O Brasil pode viver um lamentável paradoxo: carência de mão de obra qualificada para atender à demanda da nova economia com média a alta produtividade do trabalho, e desemprego por inadequação do mercado de trabalho às inovações tecnológicas, vale dizer, disponibilidade de mão de obra qualificada. O mais provável será, contudo, que a carência de mão de obra qualificada continue inibindo o aumento da produtividade do trabalho (via inovação tecnológica), restringindo o crescimento da economia e deixando o Brasil para trás na competição internacional.
Dois fatores estruturais definem o futuro da economia brasileira e que tem a ver diretamente com o mercado de trabalho: a evolução demográfica, com a tendência de declínio da PIA, e a qualificação da força de trabalho. Não se pode fazer nada para alterar a evolução demográfica, a não ser o estímulo a uma forte imigração de jovens, o que não é fácil e não parece razoável). Mas, os governos podem promover uma mudança profunda na qualidade profissional da população em idade de trabalho, preparando os trabalhadores para os investimentos que incorporem as novas tecnologias. Desta forma, viabiliza o aumento da produtividade das empresas e da economia brasileira e assegura a oferta de empregos com salários mais altos que aqueles que são possíveis na velha economia.

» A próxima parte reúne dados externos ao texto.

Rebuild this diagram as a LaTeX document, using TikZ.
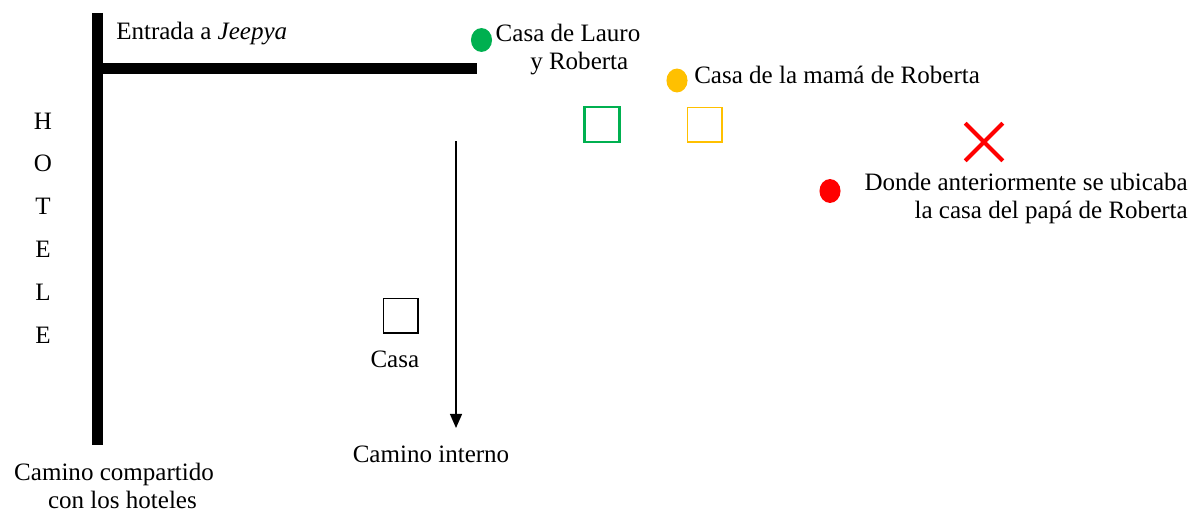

O grande estrangulamento da economia brasileira reside precisamente na baixa formação profissional que, no entanto, depende totalmente da qualidade da educação. Como é possível preparar os brasileiros em idade ativa para lidar com as novas tecnológicas se a grande maioria dos jovens que estão saindo do ensino médio (e só uma parcela conclui o ensino médio) não tem proficiência em matemática e limitado domínio do português? Para enfrentar este passivo estrutural, o Brasil precisa de uma grande mobilização de recursos financeiros e humanos das três instâncias de governo e da sociedade, para dar um salto na educação (e não se conformar com os pequenos avanços do IDEB), e para uma acelerada qualificação da população em idade ativa. Esta é uma prioridade estratégica do Brasil - educação e qualificação - que, além do mais, é urgente, porque a evolução demográfica e a revolução tecnológica não vão esperar por melhorias incrementais. Esta é uma prioridade estratégica do Brasil - educação e qualificação - que, além do mais, é urgente, porque a evolução demográfica e a revolução tecnológica não vão esperar por melhorias incrementais.